Cztery śruby w kości Balińskiego

Ciągle nie wiadomo jak długo potrwa przerwa w startach Damiana Balińskiego. Wychowanek Unii Leszno doznał poważnego złamania ręki we wtorkowym meczu ligi szwedzkiej.

- Damian wrócił do Polski i jest już w Lesznie. Zabieg, który przeszedł w Szwecji polegał na zespoleniu, włożeniu specjalnej blaszki i wkręceniu czterech śrub w kość. Dzisiaj oglądałem zdjęcia kontuzjowanej ręki i konsultowałem się z ortopedami. Będziemy obserwowali jak zrasta się złamana kość. Za dwa tygodnie Damian będzie miał kontrolę. Wtedy będzie można powiedzieć coś więcej na temat rokowań. W tej chwili trudno powiedzieć, kiedy ręka będzie sprawna na tyle, żeby mógł wrócić na tor - powiedział dla SportoweFakty.pl lekarz Unii Leszno, doktor Tomasz Gryczka.
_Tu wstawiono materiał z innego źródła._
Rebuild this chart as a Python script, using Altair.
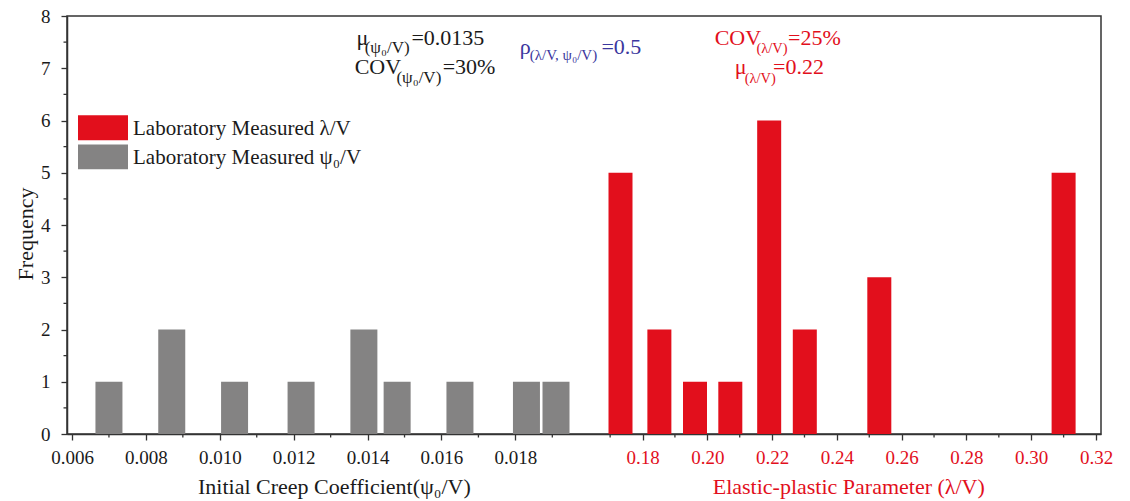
import altair as alt
import pandas as pd

FONT = "Liberation Serif"
W, H = 1034, 418

# ---- data ----
psi_bin_centers = [0.0070, 0.0087, 0.0104, 0.0122, 0.0139, 0.0148, 0.0165, 0.0183, 0.0191]
psi_counts = [1, 2, 1, 1, 2, 1, 1, 1, 1]
lam_bin_centers = [0.1732, 0.1852, 0.1962, 0.2071, 0.2191, 0.2301, 0.2531, 0.3100]
lam_counts = [5, 2, 1, 1, 6, 2, 3, 5]

psi_major = [0.006, 0.008, 0.010, 0.012, 0.014, 0.016, 0.018]
psi_minor = [0.007, 0.009, 0.011, 0.013, 0.015, 0.017, 0.019]
lam_major = [0.18, 0.20, 0.22, 0.24, 0.26, 0.28, 0.30, 0.32]
lam_minor = [0.17, 0.19, 0.21, 0.23, 0.25, 0.27, 0.29, 0.31]
freq_major = [0, 1, 2, 3, 4, 5, 6, 7, 8]
freq_minor = [0.5, 1.5, 2.5, 3.5, 4.5, 5.5, 6.5, 7.5]

RED = "#e20f1c"
GRAY = "#848383"
BLACK = "#1a1a1a"
BLUE = "#3b379e"
AXC = "#333333"

# two horizontal scales share one frame (left: psi0/V, right: lambda/V)
PSI_START, PSI_K = 0.006, 37308.0
LAM_END, LAM_K = 0.32, 3270.7
SPLIT = 560


def psi_pos(v):
    return (v - PSI_START) * PSI_K


def lam_pos(v):
    return W - (LAM_END - v) * LAM_K


psi_df = pd.DataFrame({"v": psi_bin_centers, "count": psi_counts})
lam_df = pd.DataFrame({"v": lam_bin_centers, "count": lam_counts})

x_tick_values = [psi_pos(t) for t in psi_major] + [lam_pos(t) for t in lam_major]
x_minor_df = pd.DataFrame({"pos": [psi_pos(t) for t in psi_minor] + [lam_pos(t) for t in lam_minor]})
y_minor_df = pd.DataFrame({"count": freq_minor})

label_expr = (
    f"datum.value < {SPLIT} ? format({PSI_START} + datum.value / {PSI_K}, '.3f')"
    f" : format({LAM_END} - ({W} - datum.value) / {LAM_K}, '.2f')"
)

x_scale = alt.Scale(domain=[0, W], nice=False, zero=False)
y_scale = alt.Scale(domain=[0, 8], nice=False)

x_axis = alt.Axis(
    values=x_tick_values,
    labelExpr=label_expr,
    title=None,
    grid=False,
    tickSize=6,
    labelPadding=23,
    labelBaseline="alphabetic",
    labelFlush=False,
    labelOverlap=False,
    labelColor={"condition": {"test": f"datum.value > {SPLIT}", "value": RED}, "value": BLACK},
)
y_axis = alt.Axis(
    values=freq_major,
    title=None,
    grid=False,
    tickSize=6,
    labelPadding=11,
)

gray_bars = (
    alt.Chart(psi_df)
    .transform_calculate(pos=f"(datum.v - {PSI_START}) * {PSI_K}")
    .mark_bar(size=27, color=GRAY)
    .encode(
        x=alt.X("pos:Q", scale=x_scale, axis=x_axis),
        y=alt.Y("count:Q", scale=y_scale, axis=y_axis),
    )
)
red_bars = (
    alt.Chart(lam_df)
    .transform_calculate(pos=f"{W} - ({LAM_END} - datum.v) * {LAM_K}")
    .mark_bar(size=24, color=RED)
    .encode(
        x=alt.X("pos:Q", scale=x_scale, axis=x_axis),
        y=alt.Y("count:Q", scale=y_scale, axis=y_axis),
    )
)

x_minor = (
    alt.Chart(x_minor_df)
    .mark_rule(color=AXC, strokeWidth=1.3)
    .encode(x=alt.X("pos:Q", scale=x_scale, axis=x_axis), y=alt.value(H), y2=alt.value(H + 3.5))
)
y_minor = (
    alt.Chart(y_minor_df)
    .mark_rule(color=AXC, strokeWidth=1.3)
    .encode(y=alt.Y("count:Q", scale=y_scale, axis=y_axis), x=alt.value(0), x2=alt.value(-3.5))
)

one = pd.DataFrame({"a": [0]})


def label(txt, x, y, size, color, angle=0):
    return (
        alt.Chart(one)
        .mark_text(align="left" if angle == 0 else "center", baseline="alphabetic" if angle == 0 else "middle",
                   font=FONT, fontSize=size, color=color, angle=angle)
        .encode(x=alt.value(x), y=alt.value(y), text=alt.value(txt))
    )


def box(x1, x2, y1, y2, color):
    return (
        alt.Chart(one)
        .mark_rect(color=color)
        .encode(x=alt.value(x1), x2=alt.value(x2), y=alt.value(y1), y2=alt.value(y2))
    )


annotations = [
    ("μ", 289.4, 29.3, 22, BLACK),
    ("(ψ₀/V)", 297.7, 37.0, 17, BLACK),
    ("=0.0135", 344.4, 29.3, 22, BLACK),
    ("COV", 287.7, 58.0, 22, BLACK),
    ("(ψ₀/V)", 329.4, 67.0, 17, BLACK),
    ("=30%", 375.7, 58.0, 22, BLACK),
    ("ρ", 452.7, 37.6, 22, BLUE),
    ("(λ/V, ψ₀/V)", 462.7, 43.6, 15, BLUE),
    ("=0.5", 534.4, 37.6, 22, BLUE),
    ("COV", 647.7, 29.3, 22, RED),
    ("(λ/V)", 689.4, 37.0, 14.5, RED),
    ("=25%", 721.0, 29.3, 22, RED),
    ("μ", 667.7, 58.0, 22, RED),
    ("(λ/V)", 677.7, 67.0, 14.5, RED),
    ("=0.22", 706.0, 58.0, 22, RED),
    ("Laboratory Measured λ/V", 66, 119.3, 21, BLACK),
    ("Laboratory Measured ψ₀/V", 66, 147.6, 21, BLACK),
    ("Initial Creep Coefficient(ψ₀/V)", 131, 478.3, 22, BLACK),
    ("Elastic-plastic Parameter (λ/V)", 645.7, 478.3, 22, RED),
]

layers = [gray_bars, red_bars, x_minor, y_minor,
          box(11, 61, 99.3, 124.3, RED), box(11, 61, 128.6, 153.3, GRAY)]
layers += [label(*a) for a in annotations]
layers.append(label("Frequency", -41, 218, 22, BLACK, angle=270))

chart = (
    alt.layer(*layers)
    .properties(
        width=W,
        height=H,
        padding={"left": 67, "top": 16, "right": 29, "bottom": 67},
        autosize=alt.AutoSizeParams(type="none"),
        background="white",
    )
    .configure_view(stroke=AXC, strokeWidth=1.5)
    .configure_axis(
        domainColor=AXC,
        domainWidth=1.5,
        tickColor=AXC,
        tickWidth=1.3,
        labelFont=FONT,
        labelFontSize=19,
        labelColor=BLACK,
    )
)

chart.save("out.html", embed_options={"renderer": "svg", "actions": False})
22 maja w meczu ze Stalmet Falubazem Zielona Góra złamania nogi doznał Jurica Pavlic. - Chorwat leci do kliniki w Anglii, gdzie ma załatwione specjalistyczne zabiegi rehabilitacyjne. Jak wróci ze zdjęciami to wtedy będę mógł coś powiedzieć na temat rokowań - powiedział Tomasz Gryczka.

Najbliższy mecz ligowy Unia Leszno rozegra w niedzielę w Tarnowie. Roman Jankowski skorzysta w tym spotkaniu z przepisu o zastępstwie zawodnika.